Confira o artigo do presidente nacional da OAB, Claudio Lamachia, publicado na edição desta quinta-feira (11), no jornal Folha de S.Paulo:
O combate à corrupção, hoje questão central da vida institucional brasileira, só é eficiente e benéfico para a sociedade quando conduzido por meios legais. Do contrário, o próprio Estado se confunde com a criminalidade e incentiva o desrespeito à lei, ignorando séculos de avanço da ciência do direito e promovendo grande retrocesso civilizatório.
A OAB (Ordem dos Advogados do Brasil), maior entidade civil do país, participa ativamente do combate à corrupção e ao crime do colarinho branco. Possui orgulho de ter proposto a Lei da Ficha Limpa e de ter defendido, no STF (Supremo Tribunal Federal), a proibição do investimento empresarial em partidos e candidatos.

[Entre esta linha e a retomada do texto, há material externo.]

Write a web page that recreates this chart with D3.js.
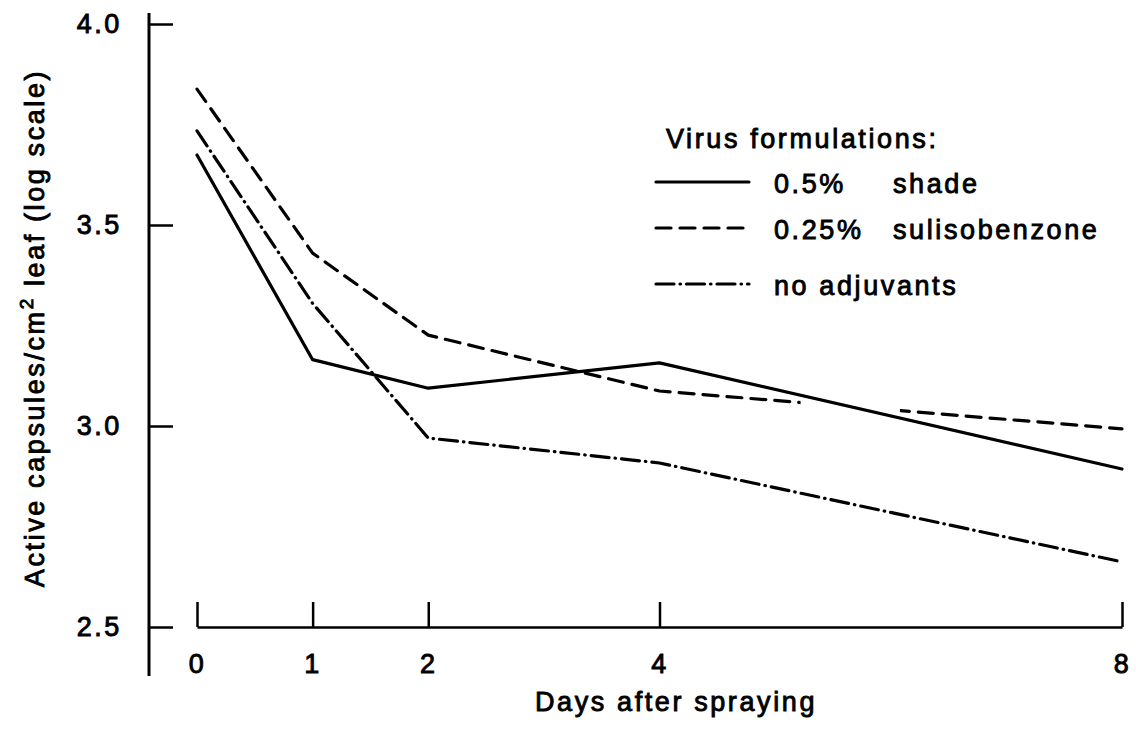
<!DOCTYPE html>
<html>
<head>
<meta charset="utf-8">
<script src="https://cdn.jsdelivr.net/npm/d3@7"></script>
<style>
  body { margin: 0; background: #fff; }
  text { font-family: "Liberation Sans", Arial, sans-serif; fill: #000; }
</style>
</head>
<body>
<div id="chart"></div>
<script>
const days = [0, 1, 2, 4, 8];
const xTicks = [0, 1, 2, 4, 8];
const yTicks = [2.5, 3.0, 3.5, 4.0];

const shade = [3.674, 3.165, 3.094, 3.157, 2.893];
const sulisobenzone = [3.838, 3.430, 3.226, 3.087, 2.993];
const noAdjuvants = [3.734, 3.305, 2.970, 2.908, 2.662];

// the dashed curve is broken where it crosses the solid one
const dashGap = [5.22, 6.08];

const legendTitle = "Virus formulations:";
const seriesNames = [
    { pct: "0.5%", name: "shade" },
    { pct: "0.25%", name: "sulisobenzone" },
    { pct: "", name: "no adjuvants" }
];

const W = 1136, H = 732;
const fontSize = 27;
const spacing = 2.6;

const svg = d3.select("#chart")
    .append("svg")
    .attr("width", W)
    .attr("height", H);

// heavier, spaced out lettering like the printed figure
function ink(sel) {
    sel.style("font-size", fontSize + "px")
        .style("letter-spacing", spacing + "px")
        .attr("stroke", "#000")
        .attr("stroke-width", 0.9);
}

const x = d3.scaleLinear().domain([0, 8]).range([197, 1122]);
const y = d3.scaleLinear().domain([2.5, 4.0]).range([627, 24]);

// y axis
svg.append("line")
    .attr("x1", 149).attr("x2", 149)
    .attr("y1", 13).attr("y2", 676)
    .attr("stroke", "#000").attr("stroke-width", 3);

svg.append("g")
    .attr("transform", "translate(149,0)")
    .call(d3.axisLeft(y).tickValues(yTicks).tickFormat(d3.format(".1f"))
        .tickSizeInner(-24).tickSizeOuter(0).tickPadding(27))
    .call(g => g.select(".domain").remove())
    .call(g => g.selectAll(".tick line").attr("stroke", "#000").attr("stroke-width", 2.5))
    .call(g => g.selectAll(".tick text").call(ink));

// x axis
svg.append("g")
    .attr("transform", `translate(0,${y(2.5)})`)
    .call(d3.axisBottom(x).tickValues(xTicks).tickFormat(d3.format("d"))
        .tickSizeInner(-25).tickSizeOuter(0).tickPadding(27))
    .call(g => g.select(".domain").attr("stroke", "#000").attr("stroke-width", 2.5))
    .call(g => g.selectAll(".tick line").attr("stroke", "#000").attr("stroke-width", 2.5))
    .call(g => g.selectAll(".tick text").call(ink));

// axis titles
svg.append("text")
    .attr("x", 676).attr("y", 711)
    .attr("text-anchor", "middle")
    .call(ink)
    .text("Days after spraying");

const yTitle = svg.append("text")
    .attr("transform", "translate(44,328) rotate(-90)")
    .attr("text-anchor", "middle")
    .call(ink);
yTitle.append("tspan").text("Active capsules/cm");
yTitle.append("tspan").attr("dy", -11).style("font-size", "19px").text("2");
yTitle.append("tspan").attr("dy", 11).text(" leaf (log scale)");

// clip for the break in the dashed line
const clip = svg.append("defs").append("clipPath").attr("id", "gapclip");
clip.append("rect")
    .attr("x", 0).attr("y", 0)
    .attr("width", x(dashGap[0])).attr("height", H);
clip.append("rect")
    .attr("x", x(dashGap[1])).attr("y", 0)
    .attr("width", W - x(dashGap[1])).attr("height", H);

const line = d3.line()
    .x((d, i) => x(days[i]))
    .y(d => y(d));

const styles = [
    { data: shade, dash: null },
    { data: sulisobenzone, dash: "15,9", clip: true },
    { data: noAdjuvants, dash: "18,6,0.5,6" }
];

styles.forEach(s => {
    const p = svg.append("path")
        .datum(s.data)
        .attr("d", line)
        .attr("fill", "none")
        .attr("stroke", "#000")
        .attr("stroke-width", 3.2)
        .attr("stroke-linecap", "round")
        .attr("stroke-linejoin", "round");
    if (s.dash) p.attr("stroke-dasharray", s.dash);
    if (s.clip) p.attr("clip-path", "url(#gapclip)");
});

// legend
const lg = svg.append("g");
lg.append("text")
    .attr("x", 666).attr("y", 148)
    .call(ink)
    .text(legendTitle);

const rowY = [182, 228, 284];
seriesNames.forEach((s, i) => {
    lg.append("line")
        .attr("x1", 656).attr("x2", 749)
        .attr("y1", rowY[i]).attr("y2", rowY[i])
        .attr("stroke", "#000")
        .attr("stroke-width", 3.2)
        .attr("stroke-linecap", "round")
        .attr("stroke-dasharray", styles[i].dash);
    if (s.pct) {
        lg.append("text")
            .attr("x", 774).attr("y", rowY[i] + 11)
            .call(ink)
            .text(s.pct);
        lg.append("text")
            .attr("x", 893).attr("y", rowY[i] + 11)
            .call(ink)
            .text(s.name);
    } else {
        lg.append("text")
            .attr("x", 774).attr("y", rowY[i] + 11)
            .call(ink)
            .text(s.name);
    }
});
</script>
</body>
</html>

Agora, a Ordem quer mais avanços democráticos. Está engajada no combate a organizações criminosas que tentem se apossar do Estado e na aprovação de uma lei que criminalize o caixa dois.
Nesta quinta, 11 de agosto, Dia da Advocacia, cabe à profissão que atua todos os dias para colocar em prática os valores democráticos, muitas vezes vistos apenas como abstratos, fazer um alerta: as garantias constitucionais impõem limites à ação do Estado para que autoridades não extrapolem seus poderes e persigam adversários políticos.
Provas obtidas por meio ilícito, método que o Ministério Público insiste em defender, ensejam truculência e ilegalidade, negando a própria essência da Justiça. Pior: o uso de meios ilegais transmite a ideia de que a lei é impotente e que a repressão aos desvios necessita de licenciosidade para ser eficaz.
Felizmente, a Justiça não é assim -caso fosse, seria criminosa. Não se pode combater o crime cometendo outro crime nem ignorando os limites da lei.
São recorrentes em nosso país confissões mediante tortura, testemunhas forjadas, intimidação, documentos falsos, gravações ocultas sem autorização judicial e provas plantadas. Considerar esses métodos razoáveis para alguns, mesmo que culpados, só cria precedente para os mesmos métodos serem usados contra cidadãos de bem.
Foi a compreensão dos erros do passado que motivou o constituinte de 1988 a condenar, de maneira inapelável, provas obtidas por meios ilícitos. Essa proibição está no artigo quinto, inciso 56, capítulo um dos direitos e deveres individuais e coletivos (uma cláusula pétrea, não pode ser modificada).
Trata-se de uma das maiores conquistas democráticas, obtida após décadas de luta contra regimes de exceção, civis e militares, que não se submeteram a limites na hora de perseguir cidadãos e impor como verdade os interesses dos poderosos.
É inadmissível não apenas prova ilícita mas também a tentativa de o Estado brasileiro revogar uma cláusula pétrea, gerando retrocesso à ordem jurídica. Validar prova ilícita, sob o argumento de que o agente que a produziu estava de “boa-fé” (mesmo que estivesse), é consagrar o autoritarismo.
Fosse uma ideia absurda como essa colocada em prática, haveria respaldo para qualquer agente estatal cometer ilegalidades no cumprimento da tarefa de combate à corrupção e em qualquer outra esfera de atuação.
Quando promulgou o AI-5 (Ato Institucional Nº 5), em 1968, o marechal-ditador Arthur da Costa e Silva “tranquilizou” o vice-presidente Pedro Aleixo dizendo que teria juízo ao utilizar tal instrumento. Ouviu do vice: “O que me preocupa não é o senhor, presidente, mas o guarda da esquina”. O tumor, quando se instala e não é combatido, produz metástases. A truculência de cima chega rápido ao guarda da esquina.
Corrupção é crime odioso, viola preceitos republicanos, lesa o cidadão em suas carências básicas, desviando recursos essenciais que deveriam ser aplicados em educação, segurança e saúde, sobretudo num país com tamanhas desigualdades sociais como o nosso.
O combate, entretanto, não pode ser contaminado pelos critérios e práticas do adversário, sob pena de não mais se poder distingui-los. Não há Justiça fora da lei, não importa a natureza do delito praticado.